Builders also tend to appreciate plans that are designed with constructability in mind. A beautiful plan is only successful if it can be priced accurately, permitted efficiently, and built without unnecessary friction.
How to decide between architect vs home designer
Start with the project itself. Look at the complexity of the site, the uniqueness of the home, the local permit environment, and whether stamped architectural services are required. Then look at the process you want. Do you need broad architectural involvement, or do you need a focused residential partner who can develop a strong layout and produce clean construction documents?
It also helps to review actual work, not just titles. Ask what kinds of homes they design, how they approach customization, what is included in the drawing set, and how they coordinate with builders and engineers. A professional who specializes in residential planning may be better equipped for your project than someone with a broader credential but less day-to-day home design experience.

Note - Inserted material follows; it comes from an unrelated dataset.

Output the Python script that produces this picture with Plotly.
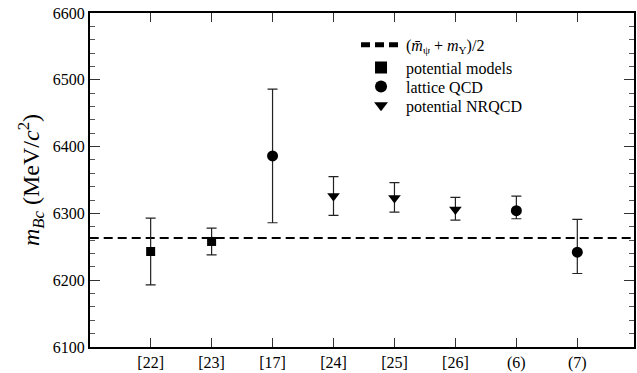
import plotly.graph_objects as go

categories = ["[22]", "[23]", "[17]", "[24]", "[25]", "[26]", "(6)", "(7)"]

# potential models
pm_idx = [0, 1]
pm_val = [6243, 6258]
pm_up = [50, 20]
pm_dn = [50, 20]

# lattice QCD
lq_idx = [2, 6, 7]
lq_val = [6386, 6304, 6242]
lq_up = [100, 22, 49]
lq_dn = [100, 12, 32]

# potential NRQCD
nr_idx = [3, 4, 5]
nr_val = [6326, 6323, 6306]
nr_up = [29, 23, 18]
nr_dn = [29, 21, 16]

avg_mass = 6263

FONT = "Times New Roman, Liberation Serif, DejaVu Serif, serif"

fig = go.Figure()

fig.add_trace(go.Scatter(
    x=[-1, 8], y=[avg_mass, avg_mass], mode="lines",
    line=dict(color="black", width=2, dash="9px,5px"),
    name="(<i>m\u0304</i><sub>\u03c8</sub> + <i>m</i><sub>\u03a5</sub>)/2",
    legend="legend",
))

def add_series(idx, val, up, dn, symbol, size, name, leg):
    fig.add_trace(go.Scatter(
        x=idx, y=val, mode="markers",
        marker=dict(symbol=symbol, size=size, color="black"),
        error_y=dict(type="data", symmetric=False, array=up, arrayminus=dn,
                     color="#222", thickness=1.2, width=5),
        name=name, legend=leg,
    ))

add_series(pm_idx, pm_val, pm_up, pm_dn, "square", 9, "potential models", "legend2")
add_series(lq_idx, lq_val, lq_up, lq_dn, "circle", 11, "lattice QCD", "legend3")
add_series(nr_idx, nr_val, nr_up, nr_dn, "triangle-down", 11, "potential NRQCD", "legend4")

PLOT_TOP, PLOT_BOTTOM, PLOT_LEFT, PLOT_W = 13, 349, 90, 546

def legend_at(ypix, xpix):
    return dict(x=(xpix - PLOT_LEFT) / PLOT_W, y=(PLOT_BOTTOM - ypix) / (PLOT_BOTTOM - PLOT_TOP),
                xanchor="left", yanchor="middle", bgcolor="rgba(0,0,0,0)",
                font=dict(family=FONT, size=16), itemwidth=40, itemsizing="constant")

LEG_X = 357

fig.update_layout(
    width=637, height=373,
    margin=dict(l=90, r=1, t=13, b=24),
    plot_bgcolor="white", paper_bgcolor="white",
    font=dict(family=FONT, size=16, color="black"),
    showlegend=True,
    legend=legend_at(45, LEG_X),
    legend2=legend_at(68, LEG_X),
    legend3=legend_at(87, LEG_X),
    legend4=legend_at(106, LEG_X),
    xaxis=dict(
        range=[-0.995, 7.93],
        tickmode="array", tickvals=list(range(len(categories))), ticktext=categories,
        ticks="inside", ticklen=9, tickwidth=1, tickcolor="#333",
        showline=True, linecolor="black", linewidth=2, mirror="allticks",
        showgrid=False, zeroline=False,
        tickfont=dict(family=FONT, size=16),
    ),
    yaxis=dict(
        range=[6100, 6600],
        tickmode="linear", tick0=6100, dtick=100,
        ticks="inside", ticklen=10, tickwidth=1, tickcolor="#333",
        showline=True, linecolor="black", linewidth=2, mirror="allticks",
        showgrid=False, zeroline=False,
        tickfont=dict(family=FONT, size=16),
        minor=dict(dtick=20, ticks="inside", ticklen=5, tickcolor="#555", showgrid=False),
        title=dict(text="<i>m</i><sub><i>Bc</i></sub> (MeV/<i>c</i><sup>2</sup>)",
                   font=dict(family=FONT, size=24), standoff=6),
    ),
)

fig.write_html("out.html", config={"displayModeBar": False},
               post_script="document.body.style.margin='0';document.body.style.overflow='hidden';")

Communication style matters too. The right fit should make the process clearer, not more intimidating. You want someone who can listen carefully, explain decisions in plain language, and help you move forward with confidence.
The best choice is the one that fits your home
The architect vs home designer decision is not really about picking the more impressive title. It is about choosing the right professional for your goals, your lot, your budget, and your timeline. Some projects need architectural services. Many others benefit most from a residential design specialist who knows how to create a livable home and document it well for construction.
For homeowners and builders, the best outcomes usually come from clarity early on. Know what your project requires, ask practical questions, and choose a design partner whose experience aligns with the kind of home you are actually building. When that fit is right, the process feels more manageable and the finished home tends to feel that much more like it was meant for you.